Required task ▸ Set the listing down again exactly, please, apart from its pictures.
--- START OF Information provided ---
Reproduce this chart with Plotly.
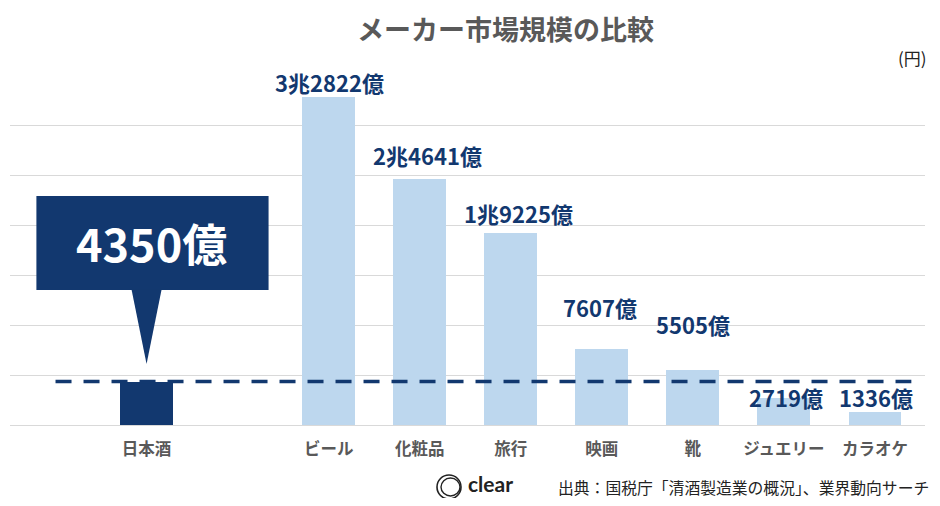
import plotly.graph_objects as go

# Data (億円)
SAKE_LABEL = "日本酒"
SAKE_VALUE = 4350
CATEGORIES = ["ビール", "化粧品", "旅行", "映画", "靴", "ジュエリー", "カラオケ"]
VALUES = [32822, 24641, 19225, 7607, 5505, 2719, 1336]

# label placement tweaks (pixels), kept apart from the data
LABEL_YSHIFT = [15, 24, 20, 42, 46, 1, 15]
LABEL_XSHIFT = [1, 8, 8, -2, 0, 2, 1]

NAVY = "#12386F"
LIGHT = "#BDD7EE"
GRAY = "#595959"
FONT = "Noto Sans CJK JP"

# page body has an 8px margin, so the figure is sized to fit the window
W, H = 924, 490
L, R, T, B = 2, 7, 66, 73
PW, PH = W - L - R, H - T - B


def px(x):
    # window pixel x -> paper x
    return (x - 8 - L) / PW


def py(y):
    # window pixel y -> paper y
    return (H - B - (y - 8)) / PH


def fmt_oku(v):
    if v >= 10000:
        return f"{v // 10000}兆{v % 10000}億"
    return f"{v}億"


sake_x = 0
other_x = [2 + i for i in range(len(CATEGORIES))]

fig = go.Figure()

fig.add_trace(go.Bar(
    x=[sake_x], y=[SAKE_VALUE], width=0.58,
    marker=dict(color=NAVY, line=dict(width=0)),
    hoverinfo="skip", showlegend=False,
))
fig.add_trace(go.Bar(
    x=other_x, y=VALUES, width=0.58,
    marker=dict(color=LIGHT, line=dict(width=0)),
    hoverinfo="skip", showlegend=False,
))

# value labels
for x, v, dy, dx in zip(other_x, VALUES, LABEL_YSHIFT, LABEL_XSHIFT):
    fig.add_annotation(
        x=x, y=v, text=f"<b>{fmt_oku(v)}</b>", showarrow=False,
        yanchor="middle", yshift=dy, xshift=dx,
        font=dict(family=FONT, size=22, color=NAVY),
    )

# dashed reference line at sake level
fig.add_shape(
    type="line", xref="x", yref="y", x0=-1.0, x1=8.4, y0=SAKE_VALUE, y1=SAKE_VALUE,
    line=dict(color=NAVY, width=3.5, dash="16px,12px"), layer="above",
)

# callout box
fig.add_shape(
    type="rect", xref="x", yref="y", x0=sake_x - 1.21, x1=sake_x + 1.34,
    y0=13500, y1=22900, fillcolor=NAVY, line=dict(width=0), layer="above",
)
fig.add_shape(
    type="path", xref="x", yref="y",
    path=f"M {sake_x - 0.165},13550 L {sake_x + 0.165},13550 L {sake_x},{SAKE_VALUE + 1750} Z",
    fillcolor=NAVY, line=dict(width=0), layer="above",
)
fig.add_annotation(
    x=sake_x + 0.05, y=18250, text=f"<b>{SAKE_VALUE}億</b>", showarrow=False,
    font=dict(family=FONT, size=45, color="white"),
)

# title, unit, footer
fig.add_annotation(
    xref="paper", yref="paper", x=px(505), y=py(8), text="<b>メーカー市場規模の比較</b>",
    showarrow=False, yanchor="top", borderpad=0,
    font=dict(family=FONT, size=27, color=GRAY),
)
fig.add_annotation(
    xref="paper", yref="paper", x=px(929), y=py(57), text="(円)", showarrow=False,
    xanchor="right", yanchor="middle",
    font=dict(family=FONT, size=17, color="#222222"),
)
fig.add_annotation(
    xref="paper", yref="paper", x=px(931), y=py(487),
    text="出典：国税庁「清酒製造業の概況」、業界動向サーチ", showarrow=False,
    xanchor="right", yanchor="middle",
    font=dict(family=FONT, size=15.8, color="#222222"),
)
fig.add_annotation(
    xref="paper", yref="paper", x=px(467), y=py(497), text="<b>clear</b>", showarrow=False,
    xanchor="left", yanchor="bottom", borderpad=0,
    font=dict(family="Lato", size=21, color="#222222"),
)
fig.add_shape(
    type="circle", xref="paper", yref="paper",
    x0=px(437), x1=px(461), y0=py(499), y1=py(475),
    line=dict(color="#222222", width=1.6),
)
fig.add_shape(
    type="circle", xref="paper", yref="paper",
    x0=px(441), x1=px(460), y0=py(496), y1=py(478),
    line=dict(color="#222222", width=1.4),
)

fig.update_layout(
    width=W, height=H,
    margin=dict(l=L, r=R, t=T, b=B),
    paper_bgcolor="white", plot_bgcolor="white",
    bargap=0,
    xaxis=dict(
        range=[-1.5, 8.55],
        tickmode="array",
        tickvals=[sake_x] + other_x,
        ticktext=[f"<b>{c}</b>" for c in [SAKE_LABEL] + CATEGORIES],
        tickfont=dict(family=FONT, size=16.5, color=GRAY),
        ticklabelstandoff=12,
        showgrid=False, zeroline=False, showline=False, ticks="",
    ),
    yaxis=dict(
        range=[0, 35100], dtick=5000, showticklabels=False,
        showgrid=True, gridcolor="#D9D9D9", gridwidth=1,
        zeroline=True, zerolinecolor="#D9D9D9", zerolinewidth=1,
        showline=False, ticks="",
    ),
)

fig.write_html("out.html")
--- END OF Information provided ---
Exercise solution ▸
Reproduce this chart with Plotly.
import plotly.graph_objects as go

# Data (億円)
SAKE_LABEL = "日本酒"
SAKE_VALUE = 4350
CATEGORIES = ["ビール", "化粧品", "旅行", "映画", "靴", "ジュエリー", "カラオケ"]
VALUES = [32822, 24641, 19225, 7607, 5505, 2719, 1336]

# label placement tweaks (pixels), kept apart from the data
LABEL_YSHIFT = [15, 24, 20, 42, 46, 1, 15]
LABEL_XSHIFT = [1, 8, 8, -2, 0, 2, 1]

NAVY = "#12386F"
LIGHT = "#BDD7EE"
GRAY = "#595959"
FONT = "Noto Sans CJK JP"

# page body has an 8px margin, so the figure is sized to fit the window
W, H = 924, 490
L, R, T, B = 2, 7, 66, 73
PW, PH = W - L - R, H - T - B


def px(x):
    # window pixel x -> paper x
    return (x - 8 - L) / PW


def py(y):
    # window pixel y -> paper y
    return (H - B - (y - 8)) / PH


def fmt_oku(v):
    if v >= 10000:
        return f"{v // 10000}兆{v % 10000}億"
    return f"{v}億"


sake_x = 0
other_x = [2 + i for i in range(len(CATEGORIES))]

fig = go.Figure()

fig.add_trace(go.Bar(
    x=[sake_x], y=[SAKE_VALUE], width=0.58,
    marker=dict(color=NAVY, line=dict(width=0)),
    hoverinfo="skip", showlegend=False,
))
fig.add_trace(go.Bar(
    x=other_x, y=VALUES, width=0.58,
    marker=dict(color=LIGHT, line=dict(width=0)),
    hoverinfo="skip", showlegend=False,
))

# value labels
for x, v, dy, dx in zip(other_x, VALUES, LABEL_YSHIFT, LABEL_XSHIFT):
    fig.add_annotation(
        x=x, y=v, text=f"<b>{fmt_oku(v)}</b>", showarrow=False,
        yanchor="middle", yshift=dy, xshift=dx,
        font=dict(family=FONT, size=22, color=NAVY),
    )

# dashed reference line at sake level
fig.add_shape(
    type="line", xref="x", yref="y", x0=-1.0, x1=8.4, y0=SAKE_VALUE, y1=SAKE_VALUE,
    line=dict(color=NAVY, width=3.5, dash="16px,12px"), layer="above",
)

# callout box
fig.add_shape(
    type="rect", xref="x", yref="y", x0=sake_x - 1.21, x1=sake_x + 1.34,
    y0=13500, y1=22900, fillcolor=NAVY, line=dict(width=0), layer="above",
)
fig.add_shape(
    type="path", xref="x", yref="y",
    path=f"M {sake_x - 0.165},13550 L {sake_x + 0.165},13550 L {sake_x},{SAKE_VALUE + 1750} Z",
    fillcolor=NAVY, line=dict(width=0), layer="above",
)
fig.add_annotation(
    x=sake_x + 0.05, y=18250, text=f"<b>{SAKE_VALUE}億</b>", showarrow=False,
    font=dict(family=FONT, size=45, color="white"),
)

# title, unit, footer
fig.add_annotation(
    xref="paper", yref="paper", x=px(505), y=py(8), text="<b>メーカー市場規模の比較</b>",
    showarrow=False, yanchor="top", borderpad=0,
    font=dict(family=FONT, size=27, color=GRAY),
)
fig.add_annotation(
    xref="paper", yref="paper", x=px(929), y=py(57), text="(円)", showarrow=False,
    xanchor="right", yanchor="middle",
    font=dict(family=FONT, size=17, color="#222222"),
)
fig.add_annotation(
    xref="paper", yref="paper", x=px(931), y=py(487),
    text="出典：国税庁「清酒製造業の概況」、業界動向サーチ", showarrow=False,
    xanchor="right", yanchor="middle",
    font=dict(family=FONT, size=15.8, color="#222222"),
)
fig.add_annotation(
    xref="paper", yref="paper", x=px(467), y=py(497), text="<b>clear</b>", showarrow=False,
    xanchor="left", yanchor="bottom", borderpad=0,
    font=dict(family="Lato", size=21, color="#222222"),
)
fig.add_shape(
    type="circle", xref="paper", yref="paper",
    x0=px(437), x1=px(461), y0=py(499), y1=py(475),
    line=dict(color="#222222", width=1.6),
)
fig.add_shape(
    type="circle", xref="paper", yref="paper",
    x0=px(441), x1=px(460), y0=py(496), y1=py(478),
    line=dict(color="#222222", width=1.4),
)

fig.update_layout(
    width=W, height=H,
    margin=dict(l=L, r=R, t=T, b=B),
    paper_bgcolor="white", plot_bgcolor="white",
    bargap=0,
    xaxis=dict(
        range=[-1.5, 8.55],
        tickmode="array",
        tickvals=[sake_x] + other_x,
        ticktext=[f"<b>{c}</b>" for c in [SAKE_LABEL] + CATEGORIES],
        tickfont=dict(family=FONT, size=16.5, color=GRAY),
        ticklabelstandoff=12,
        showgrid=False, zeroline=False, showline=False, ticks="",
    ),
    yaxis=dict(
        range=[0, 35100], dtick=5000, showticklabels=False,
        showgrid=True, gridcolor="#D9D9D9", gridwidth=1,
        zeroline=True, zerolinecolor="#D9D9D9", zerolinewidth=1,
        showline=False, ticks="",
    ),
)

fig.write_html("out.html")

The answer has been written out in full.